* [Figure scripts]
· · ·

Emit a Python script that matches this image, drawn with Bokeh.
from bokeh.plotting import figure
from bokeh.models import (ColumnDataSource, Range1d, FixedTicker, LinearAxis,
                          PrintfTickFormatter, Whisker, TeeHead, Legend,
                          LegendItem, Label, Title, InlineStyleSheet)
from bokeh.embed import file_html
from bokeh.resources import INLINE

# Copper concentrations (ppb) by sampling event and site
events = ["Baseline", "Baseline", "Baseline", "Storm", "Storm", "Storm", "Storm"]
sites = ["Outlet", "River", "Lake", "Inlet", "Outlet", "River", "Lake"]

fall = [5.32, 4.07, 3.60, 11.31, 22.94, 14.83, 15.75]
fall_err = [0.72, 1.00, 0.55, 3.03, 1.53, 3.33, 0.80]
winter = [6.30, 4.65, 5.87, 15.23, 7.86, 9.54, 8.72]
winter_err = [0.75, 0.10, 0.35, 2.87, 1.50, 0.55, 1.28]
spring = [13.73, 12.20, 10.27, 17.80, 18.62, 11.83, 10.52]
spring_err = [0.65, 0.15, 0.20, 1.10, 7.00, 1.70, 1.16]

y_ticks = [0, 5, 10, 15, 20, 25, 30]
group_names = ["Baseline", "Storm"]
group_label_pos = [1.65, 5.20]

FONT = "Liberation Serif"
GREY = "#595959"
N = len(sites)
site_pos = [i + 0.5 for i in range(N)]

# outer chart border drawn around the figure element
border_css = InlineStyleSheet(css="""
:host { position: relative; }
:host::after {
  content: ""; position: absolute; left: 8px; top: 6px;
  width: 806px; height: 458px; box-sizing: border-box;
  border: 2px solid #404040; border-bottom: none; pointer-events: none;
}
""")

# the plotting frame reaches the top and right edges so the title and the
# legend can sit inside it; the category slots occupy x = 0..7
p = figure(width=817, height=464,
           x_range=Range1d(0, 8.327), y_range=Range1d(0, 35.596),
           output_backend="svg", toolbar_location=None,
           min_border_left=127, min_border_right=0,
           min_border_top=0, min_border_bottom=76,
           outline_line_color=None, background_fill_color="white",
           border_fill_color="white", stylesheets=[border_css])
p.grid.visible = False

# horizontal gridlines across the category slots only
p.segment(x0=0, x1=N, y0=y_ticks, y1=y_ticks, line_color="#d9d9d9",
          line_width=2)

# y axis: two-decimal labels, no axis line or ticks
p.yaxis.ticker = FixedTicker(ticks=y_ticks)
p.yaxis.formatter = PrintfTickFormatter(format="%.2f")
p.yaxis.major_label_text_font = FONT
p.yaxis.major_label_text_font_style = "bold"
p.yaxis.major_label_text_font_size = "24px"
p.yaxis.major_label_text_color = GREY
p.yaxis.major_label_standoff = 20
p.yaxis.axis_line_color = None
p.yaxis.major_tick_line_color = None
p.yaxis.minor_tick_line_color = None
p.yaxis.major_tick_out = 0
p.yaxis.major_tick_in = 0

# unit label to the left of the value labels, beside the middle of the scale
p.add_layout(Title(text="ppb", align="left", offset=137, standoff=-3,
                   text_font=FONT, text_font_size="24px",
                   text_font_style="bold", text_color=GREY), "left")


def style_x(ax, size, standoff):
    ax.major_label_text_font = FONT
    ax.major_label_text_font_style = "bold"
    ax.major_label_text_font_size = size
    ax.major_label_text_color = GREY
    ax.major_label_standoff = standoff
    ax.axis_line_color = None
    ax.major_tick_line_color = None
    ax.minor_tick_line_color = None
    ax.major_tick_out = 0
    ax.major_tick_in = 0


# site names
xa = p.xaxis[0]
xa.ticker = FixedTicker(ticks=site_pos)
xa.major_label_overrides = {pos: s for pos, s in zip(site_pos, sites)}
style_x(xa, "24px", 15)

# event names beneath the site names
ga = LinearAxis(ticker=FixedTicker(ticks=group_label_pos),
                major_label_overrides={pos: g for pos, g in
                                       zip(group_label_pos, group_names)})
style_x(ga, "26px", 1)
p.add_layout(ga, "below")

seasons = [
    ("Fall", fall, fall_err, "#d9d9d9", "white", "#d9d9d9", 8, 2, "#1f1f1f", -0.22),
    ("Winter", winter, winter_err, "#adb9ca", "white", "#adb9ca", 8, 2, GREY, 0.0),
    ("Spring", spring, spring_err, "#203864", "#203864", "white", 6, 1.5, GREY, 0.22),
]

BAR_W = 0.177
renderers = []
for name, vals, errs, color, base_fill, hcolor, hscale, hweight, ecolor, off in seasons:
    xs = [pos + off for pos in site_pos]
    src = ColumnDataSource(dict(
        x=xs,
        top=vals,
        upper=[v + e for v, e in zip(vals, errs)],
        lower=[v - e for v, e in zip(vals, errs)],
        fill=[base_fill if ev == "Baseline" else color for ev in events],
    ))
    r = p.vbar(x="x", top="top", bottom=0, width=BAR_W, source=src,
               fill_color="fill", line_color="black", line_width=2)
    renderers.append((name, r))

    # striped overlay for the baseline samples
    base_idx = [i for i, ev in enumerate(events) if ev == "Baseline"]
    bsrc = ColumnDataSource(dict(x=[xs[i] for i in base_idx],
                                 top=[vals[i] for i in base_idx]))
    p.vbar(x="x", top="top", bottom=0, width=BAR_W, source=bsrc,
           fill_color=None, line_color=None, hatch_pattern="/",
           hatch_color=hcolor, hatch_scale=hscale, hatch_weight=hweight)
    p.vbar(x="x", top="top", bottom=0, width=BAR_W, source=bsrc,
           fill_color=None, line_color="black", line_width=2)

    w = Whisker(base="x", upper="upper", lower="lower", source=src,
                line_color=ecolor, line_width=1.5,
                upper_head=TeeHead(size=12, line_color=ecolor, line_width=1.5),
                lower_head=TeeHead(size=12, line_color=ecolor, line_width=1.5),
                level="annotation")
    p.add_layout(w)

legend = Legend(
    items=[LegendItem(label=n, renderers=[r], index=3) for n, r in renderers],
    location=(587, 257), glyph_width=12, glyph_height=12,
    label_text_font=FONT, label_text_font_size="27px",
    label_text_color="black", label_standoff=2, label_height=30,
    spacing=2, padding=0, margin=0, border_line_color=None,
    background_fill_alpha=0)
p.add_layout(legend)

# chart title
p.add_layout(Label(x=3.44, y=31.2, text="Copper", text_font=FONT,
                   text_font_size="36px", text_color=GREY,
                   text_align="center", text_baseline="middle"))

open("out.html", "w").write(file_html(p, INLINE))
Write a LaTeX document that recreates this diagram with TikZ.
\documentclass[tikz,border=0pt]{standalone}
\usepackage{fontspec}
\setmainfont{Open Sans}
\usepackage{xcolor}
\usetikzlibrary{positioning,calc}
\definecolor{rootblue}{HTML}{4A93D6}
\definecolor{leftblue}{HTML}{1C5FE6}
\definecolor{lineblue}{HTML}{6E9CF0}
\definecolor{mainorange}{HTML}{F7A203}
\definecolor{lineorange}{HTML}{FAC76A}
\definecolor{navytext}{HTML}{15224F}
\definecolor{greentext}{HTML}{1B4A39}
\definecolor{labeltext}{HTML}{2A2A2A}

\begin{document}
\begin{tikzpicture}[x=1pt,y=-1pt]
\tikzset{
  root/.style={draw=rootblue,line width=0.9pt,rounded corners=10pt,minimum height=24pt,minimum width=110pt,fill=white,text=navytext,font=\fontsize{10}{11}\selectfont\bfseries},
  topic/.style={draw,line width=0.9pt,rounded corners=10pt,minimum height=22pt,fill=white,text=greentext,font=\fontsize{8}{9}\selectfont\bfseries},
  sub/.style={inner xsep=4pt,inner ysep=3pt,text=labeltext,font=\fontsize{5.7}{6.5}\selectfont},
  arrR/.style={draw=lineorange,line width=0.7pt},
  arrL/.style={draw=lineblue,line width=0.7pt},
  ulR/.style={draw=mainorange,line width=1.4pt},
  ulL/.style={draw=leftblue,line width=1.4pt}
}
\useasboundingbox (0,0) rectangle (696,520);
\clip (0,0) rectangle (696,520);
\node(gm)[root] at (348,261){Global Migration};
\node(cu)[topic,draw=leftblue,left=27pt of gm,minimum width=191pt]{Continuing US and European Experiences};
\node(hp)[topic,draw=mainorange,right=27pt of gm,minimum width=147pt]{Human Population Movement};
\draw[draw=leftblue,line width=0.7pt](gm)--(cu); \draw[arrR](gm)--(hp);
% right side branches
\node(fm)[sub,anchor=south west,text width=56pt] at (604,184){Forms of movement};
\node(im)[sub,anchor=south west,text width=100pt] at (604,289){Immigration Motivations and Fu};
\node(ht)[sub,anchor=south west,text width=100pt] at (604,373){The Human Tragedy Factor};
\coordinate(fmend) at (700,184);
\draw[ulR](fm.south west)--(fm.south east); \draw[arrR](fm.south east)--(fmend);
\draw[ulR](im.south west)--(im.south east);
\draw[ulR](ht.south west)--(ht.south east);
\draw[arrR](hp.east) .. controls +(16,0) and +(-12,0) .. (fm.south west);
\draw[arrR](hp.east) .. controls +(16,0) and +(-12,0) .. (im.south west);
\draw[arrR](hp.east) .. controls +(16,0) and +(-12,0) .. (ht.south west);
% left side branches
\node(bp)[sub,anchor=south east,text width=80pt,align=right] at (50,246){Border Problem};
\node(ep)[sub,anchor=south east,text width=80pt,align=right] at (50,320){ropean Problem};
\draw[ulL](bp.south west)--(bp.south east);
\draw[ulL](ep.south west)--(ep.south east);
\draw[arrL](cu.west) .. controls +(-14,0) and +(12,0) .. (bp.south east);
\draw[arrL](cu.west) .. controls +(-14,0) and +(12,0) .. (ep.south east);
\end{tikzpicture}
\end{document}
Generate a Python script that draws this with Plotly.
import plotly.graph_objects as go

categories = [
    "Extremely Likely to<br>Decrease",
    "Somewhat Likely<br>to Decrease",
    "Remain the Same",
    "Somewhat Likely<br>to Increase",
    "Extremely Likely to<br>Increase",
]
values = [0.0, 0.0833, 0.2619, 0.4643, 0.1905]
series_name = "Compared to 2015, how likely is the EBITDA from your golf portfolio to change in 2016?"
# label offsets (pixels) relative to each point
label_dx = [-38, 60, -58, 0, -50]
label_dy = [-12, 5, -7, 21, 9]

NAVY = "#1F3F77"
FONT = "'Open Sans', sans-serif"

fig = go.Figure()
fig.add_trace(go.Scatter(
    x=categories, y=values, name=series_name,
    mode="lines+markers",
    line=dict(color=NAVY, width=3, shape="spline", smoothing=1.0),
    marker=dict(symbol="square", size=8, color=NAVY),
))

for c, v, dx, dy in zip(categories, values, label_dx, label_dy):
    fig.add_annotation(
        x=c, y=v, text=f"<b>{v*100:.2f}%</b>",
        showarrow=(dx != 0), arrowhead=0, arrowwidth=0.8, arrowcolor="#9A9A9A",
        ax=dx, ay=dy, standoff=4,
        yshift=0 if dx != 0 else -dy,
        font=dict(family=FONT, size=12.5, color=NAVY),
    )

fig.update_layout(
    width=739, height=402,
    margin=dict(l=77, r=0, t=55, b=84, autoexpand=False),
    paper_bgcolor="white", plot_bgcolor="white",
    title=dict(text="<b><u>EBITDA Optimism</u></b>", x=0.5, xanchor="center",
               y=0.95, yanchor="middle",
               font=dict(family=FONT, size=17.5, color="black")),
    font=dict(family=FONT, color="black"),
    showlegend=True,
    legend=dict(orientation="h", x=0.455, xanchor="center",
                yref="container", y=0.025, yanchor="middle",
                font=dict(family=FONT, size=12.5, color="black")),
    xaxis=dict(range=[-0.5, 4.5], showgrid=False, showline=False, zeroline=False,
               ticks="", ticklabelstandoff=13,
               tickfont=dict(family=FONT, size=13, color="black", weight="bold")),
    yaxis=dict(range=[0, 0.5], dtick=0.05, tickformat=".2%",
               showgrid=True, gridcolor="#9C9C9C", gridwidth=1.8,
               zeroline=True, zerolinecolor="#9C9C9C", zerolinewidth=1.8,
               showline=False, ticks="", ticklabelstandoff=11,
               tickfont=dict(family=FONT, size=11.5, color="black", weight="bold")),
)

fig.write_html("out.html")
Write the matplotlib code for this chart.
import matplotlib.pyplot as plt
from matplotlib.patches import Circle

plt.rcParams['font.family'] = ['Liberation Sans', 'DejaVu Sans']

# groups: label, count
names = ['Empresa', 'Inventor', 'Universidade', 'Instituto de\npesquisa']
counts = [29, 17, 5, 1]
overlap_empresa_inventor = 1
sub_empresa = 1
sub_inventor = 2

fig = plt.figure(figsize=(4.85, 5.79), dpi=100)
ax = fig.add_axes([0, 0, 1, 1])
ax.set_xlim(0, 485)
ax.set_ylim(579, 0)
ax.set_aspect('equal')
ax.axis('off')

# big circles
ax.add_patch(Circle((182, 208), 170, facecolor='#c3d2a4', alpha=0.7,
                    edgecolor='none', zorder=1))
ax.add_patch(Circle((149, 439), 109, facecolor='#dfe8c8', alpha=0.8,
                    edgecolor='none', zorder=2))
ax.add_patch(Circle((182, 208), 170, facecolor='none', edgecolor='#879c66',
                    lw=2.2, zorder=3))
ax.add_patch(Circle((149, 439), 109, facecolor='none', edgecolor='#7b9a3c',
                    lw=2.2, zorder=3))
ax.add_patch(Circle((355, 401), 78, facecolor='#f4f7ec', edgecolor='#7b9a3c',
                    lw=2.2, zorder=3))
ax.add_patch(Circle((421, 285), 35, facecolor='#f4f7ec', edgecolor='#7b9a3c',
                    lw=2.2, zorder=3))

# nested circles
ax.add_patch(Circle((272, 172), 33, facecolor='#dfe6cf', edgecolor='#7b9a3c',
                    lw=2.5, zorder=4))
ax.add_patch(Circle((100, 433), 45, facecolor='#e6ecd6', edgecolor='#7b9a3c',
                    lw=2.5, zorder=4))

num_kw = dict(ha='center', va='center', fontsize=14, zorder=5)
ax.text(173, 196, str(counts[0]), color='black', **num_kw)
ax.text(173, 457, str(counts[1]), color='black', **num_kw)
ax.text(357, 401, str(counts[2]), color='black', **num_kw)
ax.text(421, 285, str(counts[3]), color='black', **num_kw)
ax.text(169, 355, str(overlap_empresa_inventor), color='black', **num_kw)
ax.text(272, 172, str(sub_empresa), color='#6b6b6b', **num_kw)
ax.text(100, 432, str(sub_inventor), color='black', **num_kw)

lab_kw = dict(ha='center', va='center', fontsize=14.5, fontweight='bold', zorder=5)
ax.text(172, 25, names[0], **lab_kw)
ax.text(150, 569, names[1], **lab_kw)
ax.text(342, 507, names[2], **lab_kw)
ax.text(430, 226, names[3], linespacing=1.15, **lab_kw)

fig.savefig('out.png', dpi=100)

· · ·

* [Set task] The line with "Write the matplotlib code for this chart." marks the start and the line with "plt.rcParams['font.family'] = ['Liberation" marks the end; transcribe every line in that stretch, unchanged.

* [Complete output]
Write the matplotlib code for this chart.
import matplotlib.pyplot as plt
from matplotlib.patches import Circle

plt.rcParams['font.family'] = ['Liberation Sans', 'DejaVu Sans']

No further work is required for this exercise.